MOSCOW, December 29 - RAPSI. The Russian Foreign Ministry has indicated inadequate legal protection in the face of numerous abuse cases as one of the reasons why Americans were banned from adopting Russian children.

On Friday, President Vladimir Putin signed the controversial law prohibiting adoption of Russian children by Americans. It will come into effect on January 1, 2013.

The Foreign Ministry said citing the American Professional Society on the Abuse of Children that every fourth international adoption in the United States ends in failure and results in psychological or physical damage to the child.

Moreover, if the media coverage does not include the information on the background of a deceased child, it is impossible to find out that the child had Russian roots as all adopted children become U.S. citizens upon their arrival in the United States.

Thus, the data on the Russian children who were killed by their U.S. foster parents (19 since 1996) is based solely on the proven cases that were broadly covered.

"In comparison, Italy and Spain have not had any egregious cases of abuse of adopted children, certainly no cases that ended in a child's death, despite the fact these countries are not far behind the United States in terms of adopting Russian children (in 2011, American, Italian and Spanish families adopted 965, 798 and 685 Russian children, respectively). The claim that Americans mostly adopt disabled Russian children (one propagated by the media) is groundless as well. According to various data, in 2011, there were from 44 to 89 disabled minors out of 965 Russian children adopted by Americans," the document reads.
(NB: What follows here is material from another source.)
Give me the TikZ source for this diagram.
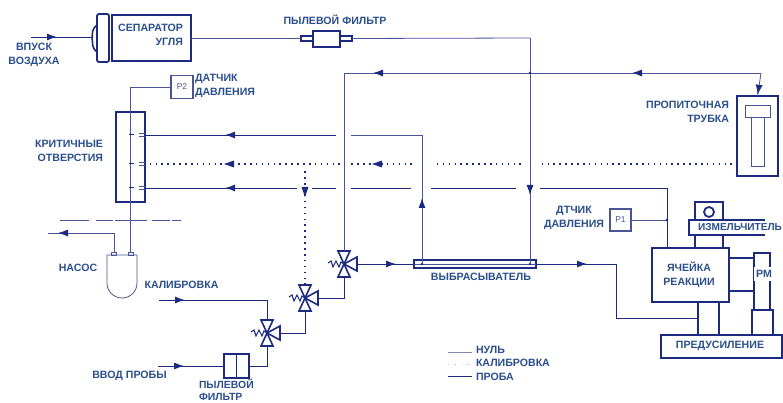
\documentclass[tikz,border=0pt]{standalone}
\usepackage{fontspec}
\setmainfont[BoldFont={Liberation Sans Bold}]{Liberation Sans}
\usetikzlibrary{arrows.meta,decorations.markings}
\definecolor{ink}{HTML}{1C2A80}
\definecolor{nullc}{HTML}{4A5496}
\definecolor{txt}{HTML}{2A4F8C}
\tikzset{
  lab/.style={font=\fontsize{10.6}{14}\selectfont\bfseries,text=txt,inner sep=0pt,outer sep=0pt},
  box/.style={draw=ink,line width=1.8pt,inner sep=0pt,outer sep=0pt},
  thinbox/.style={draw=nullc,line width=1pt,inner sep=0pt,outer sep=0pt},
  nullln/.style={draw=nullc,line width=.8pt},
  probe/.style={draw=ink,line width=.95pt},
  dotln/.style={draw=ink,line width=1.6pt,dash pattern=on 1.6pt off 4.3pt},
  tip/.style={postaction={decorate,decoration={markings,mark=at position #1 with {\arrow[ink]{Latex[length=10pt,width=7pt]}}}}}
}
\newcommand{\vlv}[3]{%
  \coordinate (#1) at (#2,#3);
  \coordinate (#1t) at (#2,#3-13);
  \coordinate (#1b) at (#2,#3+13);
  \coordinate (#1r) at (#2+13,#3);
  \draw[ink,line width=1.6pt,line join=miter] (#1) -- (#2-6,#3-13) -- (#2+6,#3-13) -- cycle;
  \draw[ink,line width=1.6pt] (#1) -- (#2-6,#3+13) -- (#2+6,#3+13) -- cycle;
  \draw[ink,line width=1.6pt] (#1) -- (#2+13,#3-7) -- (#2+13,#3+7) -- cycle;
  \draw[ink,line width=1.1pt] (#2-16,#3-1) -- (#2-13,#3-3) -- (#2-11,#3+3) -- (#2-8,#3-3) -- (#2-5,#3+3) -- (#2-3,#3-2) -- (#1);
}
\begin{document}
\begin{tikzpicture}[x=1pt,y=-1pt]
\useasboundingbox (0,0) rectangle (783,403);
% separator
\node[box,minimum width=79pt,minimum height=46pt] (sep) at (151.5,38) {};
\node[box,rounded corners=2pt,minimum width=12pt,minimum height=48pt] (flange) at (103,38) {};
\draw[ink,line width=1.6pt,rounded corners=2pt] (97,25) -- (93,29) -- (92,37) -- (93,48) -- (97,52);
\coordinate (air) at (31,37);
\coordinate (sepin) at (92,37);
\draw[probe,tip=26pt] (air) -- (sepin);
\node[lab,align=center] (airlab) at (34,55) {ВПУСК\\ВОЗДУХА};
\node[lab,align=right,anchor=east] (seplab) at (183,35) {СЕПАРАТОР\\УГЛЯ};
% filter top
\node[box,line width=1.4pt,minimum width=51pt,minimum height=5pt] (ftube) at (326.5,38.5) {};
\node[box,line width=1.4pt,fill=white,minimum width=27pt,minimum height=16pt] (fbody) at (326.5,39) {};
\node[lab] (ftoplab) at (335,20) {ПЫЛЕВОЙ ФИЛЬТР};
\coordinate (v530t) at (530,38);
% ejector
\node[box,line width=1.5pt,minimum width=122pt,minimum height=8pt] (ej) at (475,264) {};
\draw[nullc,line width=.7pt] (ej.west) -- (ej.east);
\node[lab] (ejlab) at (481,277) {ВЫБРАСЫВАТЕЛЬ};
\coordinate (ej422) at (422,264);
\coordinate (ej530) at (530,264);
\fill[ink] (ej422) circle (1.3) (ej530) circle (1.3);
\draw[nullln] (ftube.east) -- (v530t);
\draw[nullln] (sep.east |- ftube) -- (ftube.west);
\draw[nullln,tip=157pt] (v530t) -- (ej530);
% critical
\node[box,line width=1.5pt,minimum width=29pt,minimum height=90pt] (crit) at (130.5,157) {};
\node[lab,align=right,anchor=east] (critlab) at (103,151) {КРИТИЧНЫЕ\\ОТВЕРСТИЯ};
\node[thinbox,line width=1.5pt,minimum width=22pt,minimum height=23pt,font=\fontsize{8.5}{10}\selectfont,text=nullc] (p2) at (182,87) {P2};
\node[lab,align=left,anchor=west] (p2lab) at (195,86) {ДАТЧИК\\ДАВЛЕНИЯ};
% pump
\draw[nullc,line width=.8pt] (107,255) -- (137,255) -- (137,283) arc[start angle=0,end angle=180,radius=15] -- cycle;
\node[thinbox,line width=.8pt,minimum width=5pt,minimum height=3pt] (port1) at (114,253.5) {};
\node[thinbox,line width=.8pt,minimum width=5pt,minimum height=3pt] (port2) at (130.5,253.5) {};
\node[lab] (pumplab) at (78,268) {НАСОС};
\coordinate (c87) at (130.5,87);
\draw[nullln] (p2.west) -- (c87) -- (port2.north);
\coordinate (exh) at (48,233);
\coordinate (pcorner) at (114,233);
\draw[nullln,tip=75pt] (port1.north) -- (pcorner) -- (exh);
\draw[nullc,line width=.8pt,dash pattern=on 29pt off 7pt on 17pt off 2pt on 32pt off 5pt on 18pt off 2pt on 9pt off 100pt] (60,220) -- (181,220);
% orifice ticks
\foreach \yy in {135,164,188}{
  \draw[ink,line width=1pt] (129,\yy) -- (134,\yy);
  \draw[nullc,line width=.7pt] (139,\yy-1.2) -- (145,\yy-1.2) (139,\yy+1.2) -- (145,\yy+1.2);
}
% valves
\vlv{va}{267}{333}
\vlv{vb}{305}{298}
\vlv{vc}{344}{264}
\node[lab] (callab) at (181.5,285) {КАЛИБРОВКА};
\coordinate (calin) at (159,300);
\coordinate (calc) at (267,300);
\draw[probe,tip=26pt] (calin) -- (calc) -- (vat);
\node[lab] (samplab) at (129.5,376) {ВВОД ПРОБЫ};
\node[lab,font=\fontsize{10.4}{12}\selectfont\bfseries,align=left,anchor=north west] (pf2lab) at (199,379.5) {ПЫЛЕВОЙ\\ФИЛЬТР};
\node[box,minimum width=25pt,minimum height=24pt] (pf) at (236.5,366) {};
\draw[ink,line width=1.4pt] (pf.north) -- (pf.south);
\coordinate (sampin) at (158,366);
\coordinate (sampc) at (267,366);
\draw[probe,tip=26pt] (sampin) -- (pf.west);
\draw[probe] (pf.east) -- (sampc) -- (vab);
\coordinate (ab) at (305,333);
\draw[probe] (var) -- (ab) -- (vbb);
\coordinate (bc) at (344,298);
\draw[probe] (vbr) -- (bc) -- (vcb);
\draw[probe,tip=39pt] (vcr) -- (ej.west);
% vertical null from valve c to the top line
\coordinate (top344) at (344,73);
\coordinate (top761) at (761,73);
% impregnation tube
\node[box,minimum width=41pt,minimum height=80pt] (imp) at (757.5,136) {};
\node[thinbox,minimum width=13pt,minimum height=49pt] (impstem) at (757.5,142.5) {};
\node[thinbox,fill=white,minimum width=25pt,minimum height=12pt] (impcap) at (757.5,112) {};
\node[lab,align=right,anchor=east] (implab) at (729,112) {ПРОПИТОЧНАЯ\\ТРУБКА};
\draw[nullln] (vct) -- (top344);
\draw[nullln,tip=129pt,tip=388pt] (top761) -- (top344);
\draw[nullln,tip=22pt] (top761) -- (imp.north);
\coordinate (j530) at (530,73);
\fill[ink] (j530) circle (1.3);
% y=135
\coordinate (a422) at (422,135);
\coordinate (a351) at (351,135);
\coordinate (a336) at (336,135);
\draw[nullln,tip=66pt] (ej422) -- (a422) -- (a351);
\draw[probe,tip=111pt] (a336) -- (crit.east |- a336);
% y=164 dotted
\coordinate (d732) at (732,164);
\coordinate (d541) at (541,164);
\coordinate (d521) at (521,164);
\coordinate (d435) at (435,164);
\coordinate (d412) at (412,164);
\coordinate (d351) at (351,164);
\coordinate (d340) at (340,164);
\coordinate (d150) at (150,164);
\draw[dotln] (d732) -- (d541);
\draw[dotln] (d521) -- (d435);
\draw[dotln] (d412) -- (d351);
\draw[dotln] (d340) -- (d150);
\fill[ink] (224,164) -- (234,160.5) -- (234,167.5) -- cycle;
\fill[ink] (372,164) -- (382,160.5) -- (382,167.5) -- cycle;
% y=188
\coordinate (s667) at (667,188);
\coordinate (s540) at (540,188);
\coordinate (s516) at (516,188);
\coordinate (s431) at (431,188);
\coordinate (s411) at (411,188);
\coordinate (s351) at (351,188);
\coordinate (s336) at (336,188);
\coordinate (s312) at (312,188);
\coordinate (s297) at (297,188);
\node[box,minimum width=77pt,minimum height=54pt] (cell) at (690.5,275) {};
\draw[probe] (cell.north -| s667) -- (s667) -- (s540);
\draw[probe] (s516) -- (s431);
\draw[probe] (s411) -- (s351);
\draw[probe] (s336) -- (s312);
\draw[probe,tip=72pt] (s297) -- (crit.east |- s297);
% dotted branch
\coordinate (dv1) at (305,168);
\draw[dotln] (vbt) -- (dv1);
\fill[ink] (305,197) -- (301.5,187) -- (308.5,187) -- cycle;
% P1
\node[thinbox,line width=1.5pt,minimum width=21pt,minimum height=22pt,font=\fontsize{8.5}{10}\selectfont,text=nullc] (p1) at (620.5,220) {P1};
\node[lab,align=center,anchor=east] (p1lab) at (604,218) {ДТЧИК\\ДАВЛЕНИЯ};
\coordinate (j667) at (667,220);
\draw[nullln] (p1.east) -- (j667);
\fill[ink] (j667) circle (1.3);
% outlet to preamp
\coordinate (o616a) at (616,264);
\coordinate (o616b) at (616,318);
\coordinate (o698) at (698,318);
\draw[probe,tip=51pt] (ej.east) -- (o616a) -- (o616b) -- (o698);
% chopper
\node[box,minimum width=28pt,minimum height=20pt] (chtop) at (709,212) {};
\node[draw=ink,line width=1.8pt,circle,minimum size=10pt,inner sep=0pt] (chcirc) at (709,212) {};
\coordinate (ch1) at (765,220);
\coordinate (ch2) at (689,220);
\coordinate (ch3) at (689,235);
\coordinate (ch4) at (765,235);
\draw[box,fill=white] (ch1) -- (ch2) -- (ch3) -- (ch4);
\node[lab,font=\fontsize{10.1}{12}\selectfont\bfseries,anchor=west] (chlab) at (698,227.5) {ИЗМЕЛЬЧИТЕЛЬ};
\coordinate (st1a) at (695,235);
\coordinate (st1b) at (695,248);
\coordinate (st2a) at (723,235);
\coordinate (st2b) at (723,248);
\draw[box] (st1a) -- (st1b) (st2a) -- (st2b);
% reaction cell
\node[lab,align=center] (celllab) at (689,275) {ЯЧЕЙКА\\РЕАКЦИИ};
% PM
\coordinate (pm1) at (754,310);
\coordinate (pm2) at (754,253);
\coordinate (pm3) at (770,253);
\coordinate (pm4) at (770,310);
\draw[box] (pm1) -- (pm2) -- (pm3) -- (pm4);
\node[fill=white,lab,minimum width=20pt,minimum height=14pt] (pmlab) at (764,274) {РМ};
\node[box,minimum width=21pt,minimum height=25pt] (pmb) at (762.5,322.5) {};
\coordinate (pc1) at (729,258);
\coordinate (pc2) at (754,258);
\coordinate (pc3) at (729,291);
\coordinate (pc4) at (754,291);
\draw[box] (pc1) -- (pc2) (pc3) -- (pc4);
% preamp
\node[box,minimum width=121pt,minimum height=23pt,anchor=west] (pre) at (661,346.5) {};
\node[lab] (prelab) at (720,346) {ПРЕДУСИЛЕНИЕ};
\coordinate (s1a) at (698,302);
\coordinate (s1b) at (698,335);
\coordinate (s2a) at (719,302);
\coordinate (s2b) at (719,335);
\draw[box] (s1a) -- (s1b) (s2a) -- (s2b);
% legend
\coordinate (l1a) at (448,352);
\coordinate (l1b) at (472,352);
\coordinate (l2a) at (448,364);
\coordinate (l2b) at (472,364);
\coordinate (l3a) at (448,376);
\coordinate (l3b) at (472,376);
\draw[draw=nullc!70,line width=.9pt] (l1a) -- (l1b);
\draw[draw=ink!25,line width=1pt,dash pattern=on 1.4pt off 5pt] (l2a) -- (l2b);
\draw[probe] (l3a) -- (l3b);
\node[lab,anchor=west] (lg1) at (476,349.5) {НУЛЬ};
\node[lab,anchor=west] (lg2) at (476,363) {КАЛИБРОВКА};
\node[lab,anchor=west] (lg3) at (476,377) {ПРОБА};
\end{tikzpicture}
\end{document}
The ministry also stressed that according to Childhelp an average of five children die in the United States from abuse daily.

Human rights activists believe that in 50-60 percent of cases when children are killed by adults, the real reason for their death is concealed. The National Coalition to End Child Abuse Deaths (NCECAD) has calculated that since 2001 the number of children who died of abuse in the United States was three times higher than the number of U.S. soldiers who died in conflict zones in the same period.

The Foreign Ministry also pointed out that the United States (along with Somali and South Sudan) is not a party to the United Nations Convention on the Rights of the Child on the pretext that this universal treaty undermines the traditions of U.S. legislation and upbringing.